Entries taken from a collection
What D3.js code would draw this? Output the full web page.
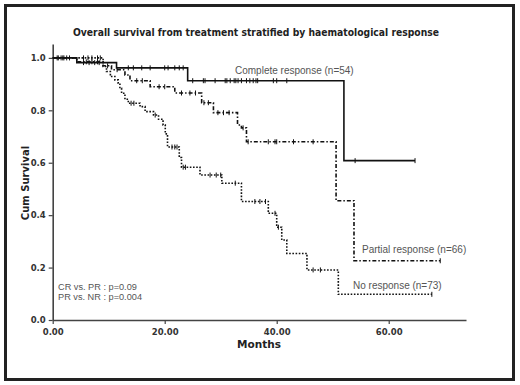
<!DOCTYPE html>
<html><head><meta charset="utf-8">
<script src="https://cdn.jsdelivr.net/npm/d3@7"></script>
<style>body{margin:0;background:#fff}svg{display:block}</style>
</head><body><svg id="c" width="520" height="385"></svg>
<script>
const titleText = "Overall survival from treatment stratified by haematological response";
const xLabel = "Months";
const yLabel = "Cum Survival";
const xTicks = [0, 20, 40, 60];
const yTicks = [0, 0.2, 0.4, 0.6, 0.8, 1.0];
const pLines = ["CR vs. PR : p=0.09", "PR vs. NR : p=0.004"];

// Complete response
const crName = "Complete response (n=54)";
const crTimes = [0, 4.3, 11.4, 24.1, 52.0];
const crSurv  = [1.0, 0.982, 0.962, 0.913, 0.608];
const crEnd = 64.7;
const crCensor = [1, 2, 3, 5.5, 6.5, 7.5, 8.3, 13.5, 14.4, 15.9, 17.4, 20, 20.6, 21.8, 22.6, 23.3,
  25, 26.9, 27.2, 29.0, 30.8, 31.1, 31.7, 32.4, 32.7, 33.1, 33.7, 34.6, 35.2, 35.8, 36.3, 36.6, 39.4, 40.0, 41.8, 54, 64.7];

// Partial response
const prName = "Partial response (n=66)";
const prTimes = [0, 4.3, 9.0, 10.5, 12.9, 13.8, 17.4, 21.8, 26.6, 28.7, 33.0, 33.7, 34.6, 50.6, 53.8];
const prSurv  = [1.0, 0.985, 0.97, 0.955, 0.935, 0.913, 0.89, 0.866, 0.829, 0.791, 0.744, 0.733, 0.68, 0.455, 0.226];
const prEnd = 69.2;
const prCensor = [1.5, 2.5, 6, 7, 8, 9.8, 11.5, 15, 16, 19, 20, 23, 24.5, 25.5, 27, 27.8, 29.5, 30.5, 31.5, 34,
  34.9, 38.5, 39.7, 40, 43, 46.5, 69.2];

// No response
const nrName = "No response (n=73)";
const nrTimes = [0, 9.0, 9.6, 10.3, 11.1, 11.7, 12.0, 12.3, 12.9, 13.5, 15.6, 16.5, 18.0, 18.9, 19.7, 20.1, 20.5, 22.6, 23.0, 26.3, 30.2, 33.7, 38.5, 40.0, 40.9, 41.8, 45.4, 51.0];
const nrSurv  = [1.0, 0.967, 0.948, 0.929, 0.916, 0.903, 0.884, 0.865, 0.842, 0.827, 0.814, 0.795, 0.782, 0.766, 0.744, 0.71, 0.66, 0.62, 0.583, 0.553, 0.522, 0.452, 0.407, 0.354, 0.305, 0.254, 0.191, 0.098];
const nrEnd = 67.7;
const nrCensor = [0.8, 1.8, 5.5, 6.3, 7, 8, 8.5, 14, 14.5, 18.3, 21.3, 21.8, 22.2, 23.3, 23.7, 28.1, 29.2, 30, 32.6, 36.1, 37, 38, 39.7, 40.3, 46.5, 47.8, 67.7];

const svg = d3.select("#c");
svg.append("rect").attr("x", 5.5).attr("y", 5.5).attr("width", 508).attr("height", 374)
  .attr("fill", "#fff").attr("stroke", "#222").attr("stroke-width", 3);

const x = d3.scaleLinear().domain([0, 73.8]).range([52.7, 466]);
const y = d3.scaleLinear().domain([0, 1.053]).range([320, 44]);

svg.append("text").attr("x", 256).attr("y", 36).attr("text-anchor", "middle")
  .attr("font-family", "DejaVu Sans").attr("font-weight", "bold").attr("font-size", 10.5)
  .attr("textLength", 366).attr("lengthAdjust", "spacingAndGlyphs").attr("fill", "#222").text(titleText);

const ax = svg.append("g").attr("transform", "translate(0,320)")
  .call(d3.axisBottom(x).tickValues(xTicks).tickFormat(d3.format(".2f")).tickSize(4).tickSizeOuter(0));
const ay = svg.append("g").attr("transform", "translate(52.7,0)")
  .call(d3.axisLeft(y).tickValues(yTicks).tickFormat(d3.format(".1f")).tickSize(4).tickSizeOuter(0));
[ax, ay].forEach(g => {
  g.select(".domain").attr("stroke", "#444").attr("stroke-width", 1.6);
  g.selectAll(".tick line").attr("stroke", "#444").attr("stroke-width", 1.2);
  g.selectAll(".tick text").attr("font-family", "DejaVu Sans").attr("font-weight", "bold")
    .attr("font-size", 8.5).attr("fill", "#333");
});
ax.selectAll(".tick text").attr("dy", "0.9em");

svg.append("text").attr("x", 259).attr("y", 348).attr("text-anchor", "middle")
  .attr("font-family", "DejaVu Sans").attr("font-weight", "bold").attr("font-size", 10.5).attr("fill", "#222").text(xLabel);
svg.append("text").attr("transform", "translate(29,183) rotate(-90)").attr("text-anchor", "middle")
  .attr("font-family", "DejaVu Sans").attr("font-weight", "bold").attr("font-size", 10).attr("fill", "#222").text(yLabel);

function stepPts(times, surv, end) {
  const pts = times.map((t, i) => [t, surv[i]]);
  pts.push([end, surv[surv.length - 1]]);
  return pts;
}
function survAt(times, surv, t) {
  let s = surv[0];
  for (let i = 0; i < times.length; i++) if (times[i] <= t) s = surv[i];
  return s;
}
const line = d3.line().x(d => x(d[0])).y(d => y(d[1])).curve(d3.curveStepAfter);

const series = [
  {times: crTimes, surv: crSurv, end: crEnd, cens: crCensor, dash: null},
  {times: prTimes, surv: prSurv, end: prEnd, cens: prCensor, dash: "4,2,1.5,2"},
  {times: nrTimes, surv: nrSurv, end: nrEnd, cens: nrCensor, dash: "1.6,1.6"}
];
series.forEach(s => {
  svg.append("path").datum(stepPts(s.times, s.surv, s.end)).attr("d", line)
    .attr("fill", "none").attr("stroke", "#111").attr("stroke-width", 1.6)
    .attr("stroke-dasharray", s.dash);
  svg.append("g").selectAll("line").data(s.cens).join("line")
    .attr("x1", d => x(d)).attr("x2", d => x(d))
    .attr("y1", d => y(survAt(s.times, s.surv, d)) - 2.5)
    .attr("y2", d => y(survAt(s.times, s.surv, d)) + 2.5)
    .attr("stroke", "#111").attr("stroke-width", 1);
});

const lab = (t, xx, yy, fs) => svg.append("text").attr("x", xx).attr("y", yy)
  .attr("font-family", "Liberation Sans").attr("font-size", fs || 10).attr("fill", "#555").text(t);
lab(crName, 235, 74);
lab(prName, 362, 252.5);
lab(nrName, 353, 288.5);
lab(pLines[0], 58, 289.5, 9.2);
lab(pLines[1], 58, 300, 9.2);
</script></body></html>
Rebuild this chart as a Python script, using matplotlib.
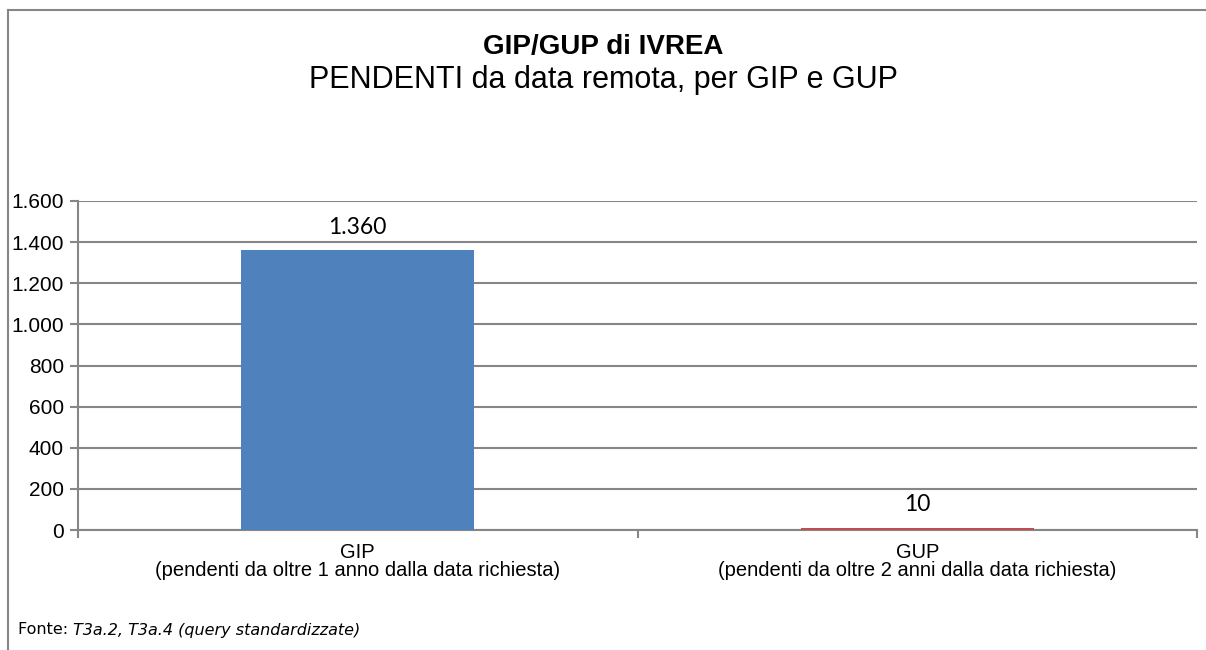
"""GIP/GUP di IVREA - pendenti da data remota."""

import matplotlib.pyplot as plt
from matplotlib.lines import Line2D

cat_names = ["GIP", "GUP"]
cat_notes = [
    "(pendenti da oltre 1 anno dalla data richiesta)",
    "(pendenti da oltre 2 anni dalla data richiesta)",
]
values = [1360, 10]
bar_colors = ["#4F81BD", "#C0504D"]
y_ticks = [0, 200, 400, 600, 800, 1000, 1200, 1400, 1600]

GRID = "#868686"
W, H = 1206, 650


def fmt_it(v):
    return f"{v:,.0f}".replace(",", ".")


plt.rcParams["font.family"] = ["Liberation Sans", "DejaVu Sans"]
fig = plt.figure(figsize=(W / 100, H / 100), dpi=100)

# outer frame (top and left edges only)
fig.add_artist(Line2D([8 / W, 1.0], [1 - 10 / H] * 2, color=GRID, lw=1.5,
                      transform=fig.transFigure))
fig.add_artist(Line2D([8 / W] * 2, [0, 1 - 10 / H], color=GRID, lw=1.5,
                      transform=fig.transFigure))

ax = fig.add_axes([78 / W, 1 - 530 / H, (1197 - 78) / W, (530 - 201) / H])
xs = list(range(len(values)))
bars = ax.bar(xs, values, width=0.416, color=bar_colors, zorder=3)
ax.set_xlim(-0.5, len(values) - 0.5)
ax.set_ylim(0, 1600)
ax.set_yticks(y_ticks)
ax.set_yticklabels([fmt_it(v) for v in y_ticks], fontsize=15)
ax.yaxis.grid(True, color=GRID, lw=1.5, zorder=0)

for spine in ["top", "right"]:
    ax.spines[spine].set_visible(False)
for spine in ["left", "bottom"]:
    ax.spines[spine].set_color(GRID)
    ax.spines[spine].set_linewidth(1.5)
ax.tick_params(axis="y", length=6, width=1.5, color=GRID, pad=4)

# category boundaries as ticks, labels placed under each bar
ax.set_xticks([-0.5, 0.5, 1.5])
ax.set_xticklabels([])
ax.tick_params(axis="x", length=6, width=1.5, color=GRID)
for x, name, note in zip(xs, cat_names, cat_notes):
    ax.annotate(name, (x, 0), xytext=(0, -22), textcoords="offset pixels",
                ha="center", va="center", fontsize=14.5)
    ax.annotate(note, (x, 0), xytext=(0, -40), textcoords="offset pixels",
                ha="center", va="center", fontsize=14.5)

for b, v in zip(bars, values):
    ax.annotate(fmt_it(v), (b.get_x() + b.get_width() / 2, v), xytext=(0, 23),
                textcoords="offset pixels", ha="center", va="center",
                fontsize=16.5, family=["Lato", "DejaVu Sans"])

fig.text(0.5, 1 - 47 / H, "GIP/GUP di IVREA", ha="center", va="center",
         fontsize=20, fontweight="bold")
fig.text(0.5, 1 - 80 / H, "PENDENTI da data remota, per GIP e GUP", ha="center",
         va="center", fontsize=22)

fy = 1 - 630 / H
t1 = fig.text(18 / W, fy, "Fonte: ", ha="left", va="center", fontsize=11.5,
              family="DejaVu Sans")
fig.canvas.draw()
x_end = t1.get_window_extent().x1 / W
fig.text(x_end, fy, "T3a.2, T3a.4 (query standardizzate)", ha="left",
         va="center", fontsize=11.5, family="DejaVu Sans", style="italic")

fig.savefig("out.png", dpi=100)
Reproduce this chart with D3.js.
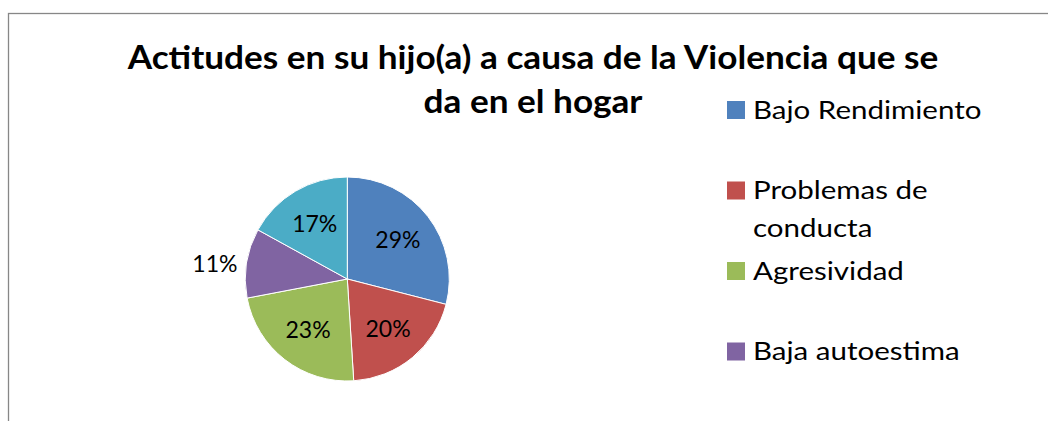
<!DOCTYPE html>
<html>
<head>
<meta charset="utf-8">
<script src="https://cdn.jsdelivr.net/npm/d3@7"></script>
<style>
  body { margin: 0; background: #fff; }
  svg { display: block; font-family: Lato, "Open Sans", sans-serif; }
</style>
</head>
<body>
<svg id="chart" width="1048" height="421"></svg>
<script>
// data
const categories = ["Bajo Rendimiento", "Problemas de conducta", "Agresividad", "Baja autoestima", "Otros"];
const values = [29, 20, 23, 11, 17];
const colors = ["#4F81BD", "#C0504D", "#9BBB59", "#8064A2", "#4BACC6"];
const legendLines = [["Bajo Rendimiento"], ["Problemas de", "conducta"], ["Agresividad"], ["Baja autoestima"], ["Otros"]];
const titleLines = ["Actitudes en su hijo(a) a causa de la Violencia que se", "da en el hogar"];

const svg = d3.select('#chart');
const width = +svg.attr('width');
const height = +svg.attr('height');

// the original picture is a bit wider than it is tall, so stretch text to match
function stretch(sel, k) {
  sel.each(function() {
    const w = this.getComputedTextLength();
    d3.select(this).attr('textLength', w * k).attr('lengthAdjust', 'spacingAndGlyphs')
  })
}

// chart frame (bottom and right edges fall outside the window)
svg.append('rect')
  .attr('x', 8.5).attr('y', 13.5)
  .attr('width', 1200).attr('height', 600)
  .attr('fill', 'none')
  .attr('stroke', '#878787')
  .attr('stroke-width', 1.3)

// title
const title = svg.append('g')
title.selectAll('text')
  .data(titleLines)
  .join('text')
  .attr('x', 533)
  .attr('y', (d, i) => 69 + i * 44)
  .attr('text-anchor', 'middle')
  .attr('font-size', 33)
  .attr('font-weight', 'bold')
  .attr('fill', '#000')
  .text(d => d)
  .call(stretch, 1.065)

// pie
const cx = 347.3, cy = 279, radius = 102;
const data = categories.map((c, i) => ({name: c, value: values[i], color: colors[i]}));

const pie = d3.pie().sort(null).value(d => d.value);
const arc = d3.arc().innerRadius(0).outerRadius(radius);
const labelArc = d3.arc().innerRadius(64).outerRadius(64);
const outerArc = d3.arc().innerRadius(134).outerRadius(134);

const g = svg.append('g').attr('transform', `translate(${cx},${cy})`)

g.selectAll('path')
  .data(pie(data))
  .join('path')
  .attr('d', arc)
  .attr('fill', d => d.data.color)
  .attr('stroke', '#fff')
  .attr('stroke-width', 1)

const total = d3.sum(values);
g.selectAll('text')
  .data(pie(data))
  .join('text')
  .attr('transform', d => {
    // small slices get their label outside, like excel's best fit
    const small = d.data.value / total < 0.15;
    const p = small ? outerArc.centroid(d) : labelArc.centroid(d);
    if (small) p[1] += 6;
    return `translate(${p[0]},${p[1]})`
  })
  .attr('dy', '0.35em')
  .attr('text-anchor', 'middle')
  .attr('font-size', 23.5)
  .attr('fill', '#000')
  .text(d => Math.round(d.data.value / total * 100) + '%')
  .call(stretch, 0.98)

// legend - items that don't fit in the chart area are dropped, like excel does
const legendTop = 101, legendStep = 80.5;
const legend = svg.append('g')
const item = legend.selectAll('g')
  .data(data.filter((d, i) => legendTop + i * legendStep + 18 < height))
  .join('g')
  .attr('transform', (d, i) => `translate(727,${legendTop + i * legendStep})`)

item.append('rect')
  .attr('width', 18)
  .attr('height', 18)
  .attr('fill', d => d.color)

item.each(function(d, i) {
  d3.select(this).selectAll('text')
    .data(legendLines[i])
    .join('text')
    .attr('x', 26)
    .attr('y', (t, j) => 17.5 + j * 38)
    .attr('font-size', 25)
    .attr('fill', '#000')
    .text(t => t)
    .call(stretch, 1.18)
})
</script>
</body>
</html>
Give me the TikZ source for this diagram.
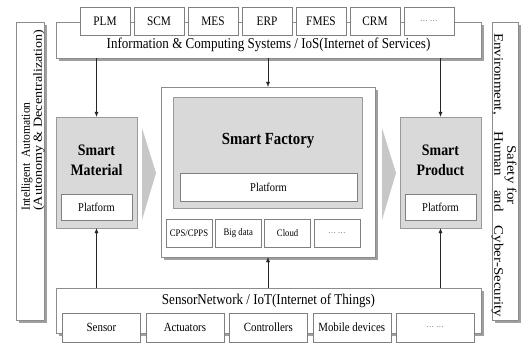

Stated task:
Quote only what lies between the first line of the records and the line containing "34.9, 38.5, 39.7, 40, 43, 46.5, 69.2];", please, including both lines and excluding images.

Result of the exercise:
What D3.js code would draw this? Output the full web page.
<!DOCTYPE html>
<html><head><meta charset="utf-8">
<script src="https://cdn.jsdelivr.net/npm/d3@7"></script>
<style>body{margin:0;background:#fff}svg{display:block}</style>
</head><body><svg id="c" width="520" height="385"></svg>
<script>
const titleText = "Overall survival from treatment stratified by haematological response";
const xLabel = "Months";
const yLabel = "Cum Survival";
const xTicks = [0, 20, 40, 60];
const yTicks = [0, 0.2, 0.4, 0.6, 0.8, 1.0];
const pLines = ["CR vs. PR : p=0.09", "PR vs. NR : p=0.004"];

// Complete response
const crName = "Complete response (n=54)";
const crTimes = [0, 4.3, 11.4, 24.1, 52.0];
const crSurv  = [1.0, 0.982, 0.962, 0.913, 0.608];
const crEnd = 64.7;
const crCensor = [1, 2, 3, 5.5, 6.5, 7.5, 8.3, 13.5, 14.4, 15.9, 17.4, 20, 20.6, 21.8, 22.6, 23.3,
  25, 26.9, 27.2, 29.0, 30.8, 31.1, 31.7, 32.4, 32.7, 33.1, 33.7, 34.6, 35.2, 35.8, 36.3, 36.6, 39.4, 40.0, 41.8, 54, 64.7];

// Partial response
const prName = "Partial response (n=66)";
const prTimes = [0, 4.3, 9.0, 10.5, 12.9, 13.8, 17.4, 21.8, 26.6, 28.7, 33.0, 33.7, 34.6, 50.6, 53.8];
const prSurv  = [1.0, 0.985, 0.97, 0.955, 0.935, 0.913, 0.89, 0.866, 0.829, 0.791, 0.744, 0.733, 0.68, 0.455, 0.226];
const prEnd = 69.2;
const prCensor = [1.5, 2.5, 6, 7, 8, 9.8, 11.5, 15, 16, 19, 20, 23, 24.5, 25.5, 27, 27.8, 29.5, 30.5, 31.5, 34,
  34.9, 38.5, 39.7, 40, 43, 46.5, 69.2];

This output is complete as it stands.